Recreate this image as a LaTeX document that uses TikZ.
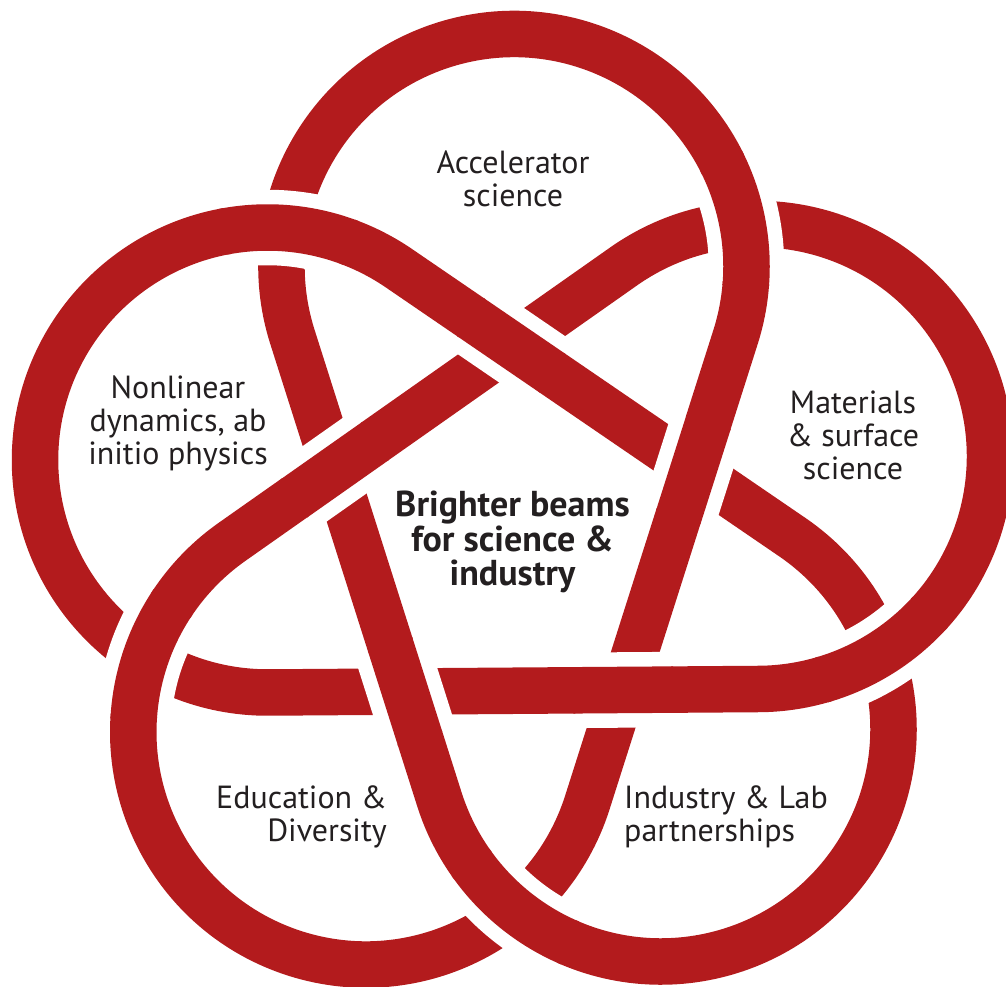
\documentclass[tikz,border=0pt]{standalone}
\usepackage{fontspec}
\setmainfont{PT Sans}
\usetikzlibrary{calc}
\definecolor{cbbred}{RGB}{179,27,29}
\definecolor{labelgray}{RGB}{35,31,32}
\begin{document}
\begin{tikzpicture}[x=1pt,y=-1pt,
  band/.style={draw=cbbred, line width=46.5pt, line cap=butt, line join=round},
  gapband/.style={draw=white, line width=75.5pt, line cap=butt},
  lbl/.style={text=labelgray, inner sep=0pt, font=\fontsize{32}{33}\selectfont}]
\useasboundingbox (0,0) rectangle (1006,987);
\def\R{232.5pt}
% lobe centres
\coordinate (T) at (514,266.5);
\coordinate (N) at (267.5,460);
\coordinate (E) at (365.8,732);
\coordinate (I) at (661,729);
\coordinate (M) at (757.5,456.5);
% tangent points
\coordinate (Tin)  at ($(T)+(197.632:\R)$);
\coordinate (Tout) at ($(T)+(-17.659:\R)$);
\coordinate (Ein)  at ($(E)+(-17.659:\R)$);
\coordinate (Eout) at ($(E)+(125.121:\R)$);
\coordinate (Min)  at ($(M)+(125.121:\R)$);
\coordinate (Mout) at ($(M)+(-89.591:\R)$);
\coordinate (Nin)  at ($(N)+(-89.591:\R)$);
\coordinate (Nout) at ($(N)+(55.638:\R)$);
\coordinate (Iin)  at ($(I)+(55.638:\R)$);
\coordinate (Iout) at ($(I)+(197.632:\R)$);
% the knot
\draw[band] (Tin) arc[start angle=197.632, end angle=-17.659, radius=\R]
  -- (Ein) arc[start angle=-17.659, end angle=-234.879, radius=\R]
  -- (Min) arc[start angle=125.121, end angle=-89.591, radius=\R]
  -- (Nin) arc[start angle=270.409, end angle=55.638, radius=\R]
  -- (Iin) arc[start angle=55.638, end angle=-162.368, radius=\R]
  -- cycle;
% inner crossings
\coordinate (X5) at (intersection of Tout--Ein and Nout--Iin);
\coordinate (X3) at (intersection of Nout--Iin and Eout--Min);
\coordinate (X2) at (intersection of Eout--Min and Iout--Tin);
\coordinate (X9) at (intersection of Iout--Tin and Mout--Nin);
\coordinate (X7) at (intersection of Mout--Nin and Tout--Ein);
\foreach \X/\B in {X5/Ein, X3/Iin, X2/Min, X9/Tin, X7/Nin} {
  \draw[gapband] ($(\X)!-48pt!(\B)$) -- ($(\X)!48pt!(\B)$);
  \draw[band] ($(\X)!-50pt!(\B)$) -- ($(\X)!50pt!(\B)$);
}
% outer crossings
\foreach \C/\a/\b in {N/100/70, T/26/-4, M/-43/-73, I/-114/-144, E/176/147} {
  \draw[gapband] ($(\C)+(\a:\R)$) arc[start angle=\a, end angle=\b, radius=\R];
  \draw[band] ($(\C)+(\a+1:\R)$) arc[start angle=\a+1, end angle=\b-1, radius=\R];
}
% labels
\node[lbl, align=center, anchor=north] (acc) at (513,151) {Accelerator\\science};
\node[lbl, align=center, anchor=north] (nonlin) at (178,376) {Nonlinear\\dynamics, ab\\initio physics};
\node[lbl, align=center, anchor=north] (mat) at (853,391) {Materials\\\& surface\\science};
\node[lbl, align=right, anchor=north east] (edu) at (387,786) {Education \&\\Diversity};
\node[lbl, align=left, anchor=north west] (ind) at (624,786) {Industry \& Lab\\partnerships};
\node[lbl, align=center, anchor=north, font=\bfseries\fontsize{36}{34.5}\selectfont] (core) at (512.5,491) {Brighter beams\\for science \&\\industry};
\end{tikzpicture}
\end{document}
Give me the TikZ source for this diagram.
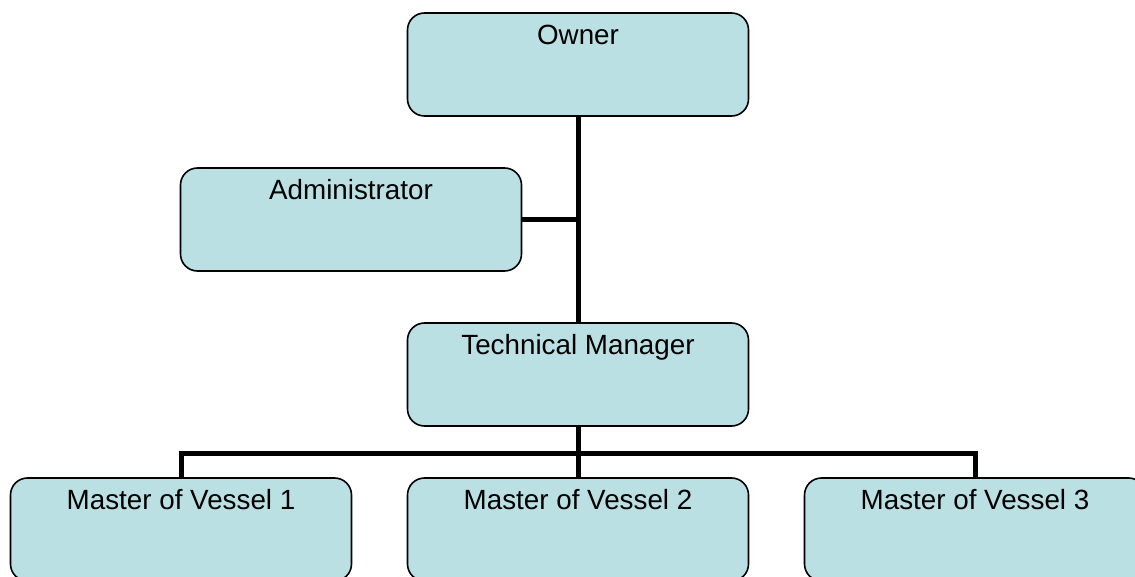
\documentclass[tikz,border=0pt]{standalone}
\usepackage{fontspec}
\setmainfont{Liberation Sans}
\definecolor{boxfill}{RGB}{187,224,227}
\begin{document}
\begin{tikzpicture}[x=1pt,y=-1pt,
  orgbox/.style={draw=black, line width=1.6pt, fill=boxfill, rounded corners=17pt,
    minimum width=341pt, minimum height=103pt, inner sep=0pt},
  boxtext/.style={anchor=base, font=\fontsize{27.8}{32}\selectfont, inner sep=0pt},
  link/.style={line width=5pt}]
\useasboundingbox (0,0) rectangle (1135,577);

% junction points of the tree
\coordinate (bus) at (578,453);
\coordinate (adminjoin) at (578,219.5);

% boxes
\node[orgbox] (owner) at (578,64.5) {};
\node[orgbox] (admin) at (351,219.5) {};
\node[orgbox] (tech)  at (578,374.5) {};
\node[orgbox] (m1)    at (181,529.5) {};
\node[orgbox] (m2)    at (578,529.5) {};
\node[orgbox] (m3)    at (975,529.5) {};

% connectors
\draw[link] (owner.south) -- (tech.north);
\draw[link] (admin.east) -- (adminjoin);
\draw[link] (tech.south) -- (bus);
\draw[link] (m1.north) |- (bus);
\draw[link] (bus) -| (m3.north);
\draw[link] (bus) -- (m2.north);

% labels, set near the top of each box
\node[boxtext] (ownerlbl) at ([yshift=-32pt]owner.north) {Owner};
\node[boxtext] (adminlbl) at ([yshift=-32pt]admin.north) {Administrator};
\node[boxtext] (techlbl)  at ([yshift=-32pt]tech.north)  {Technical Manager};
\node[boxtext] (m1lbl)    at ([yshift=-32pt]m1.north)    {Master of Vessel 1};
\node[boxtext] (m2lbl)    at ([yshift=-32pt]m2.north)    {Master of Vessel 2};
\node[boxtext] (m3lbl)    at ([yshift=-32pt]m3.north)    {Master of Vessel 3};
\end{tikzpicture}
\end{document}
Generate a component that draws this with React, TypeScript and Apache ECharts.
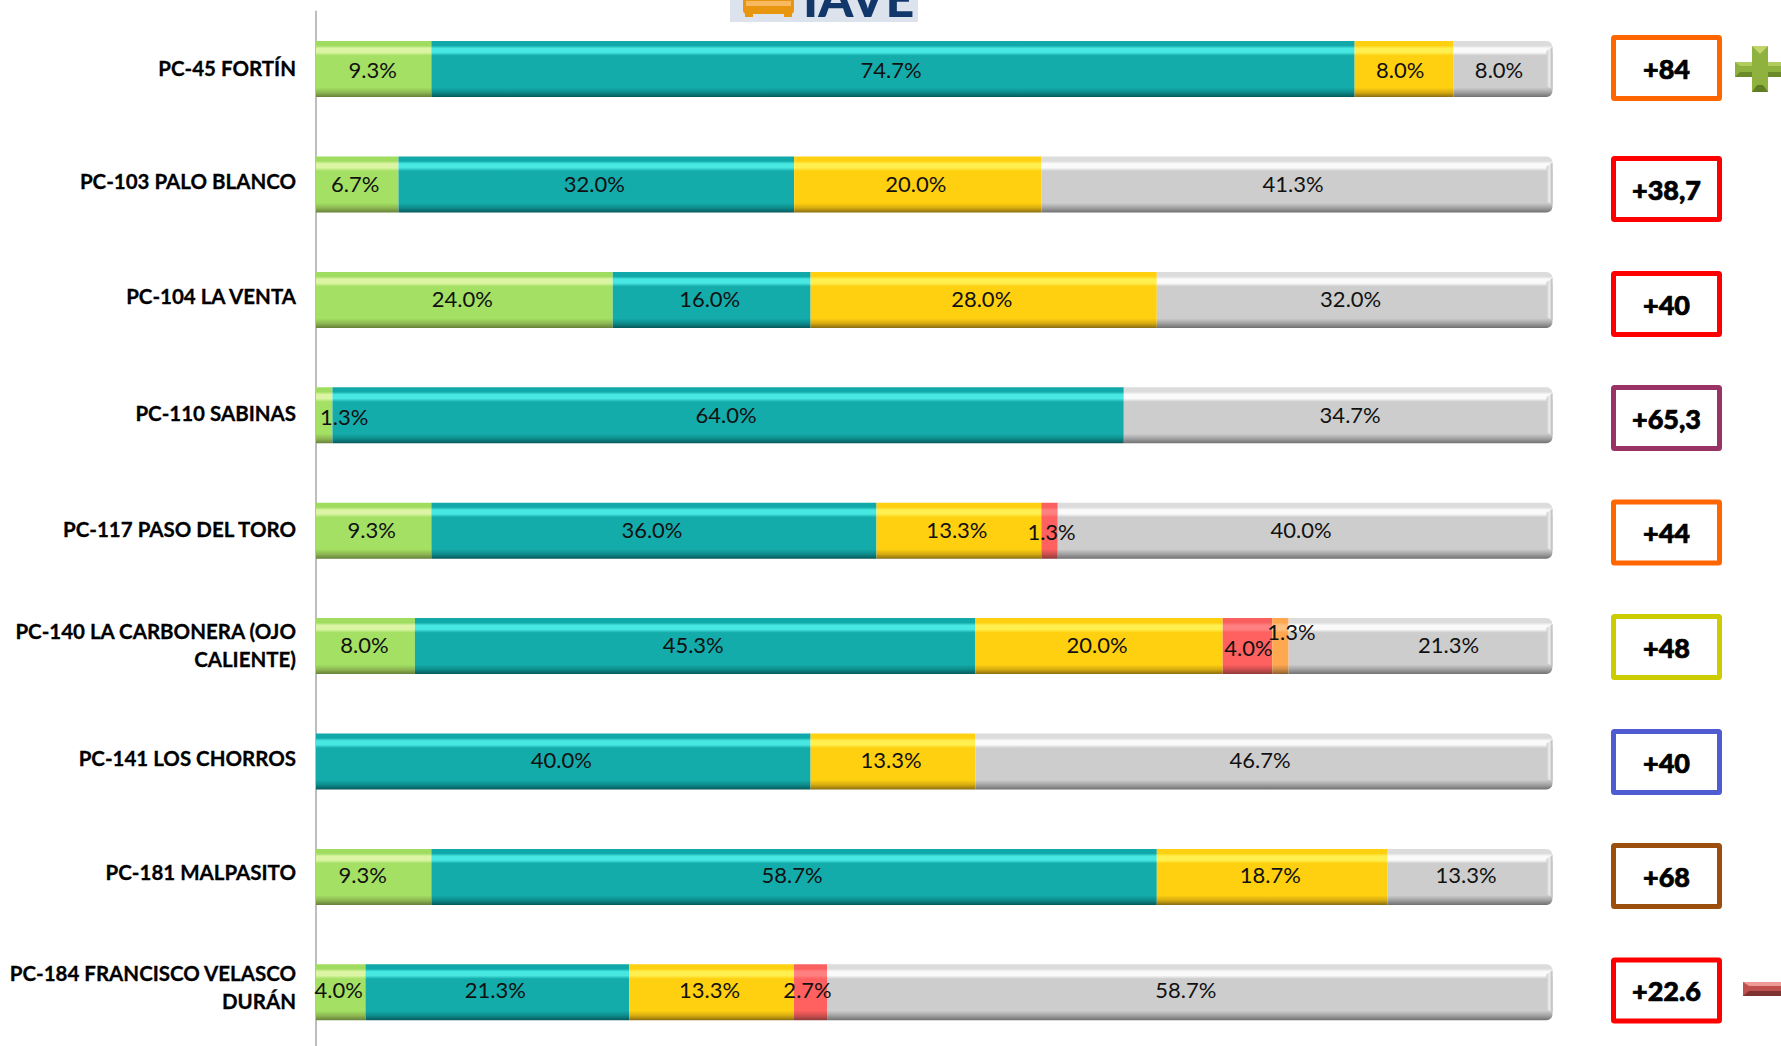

########################################

▶ [JOB]: Work out how many lines of the listing above include "that". Answer with the number and nothing more.

▶ [THE REPLY]: 2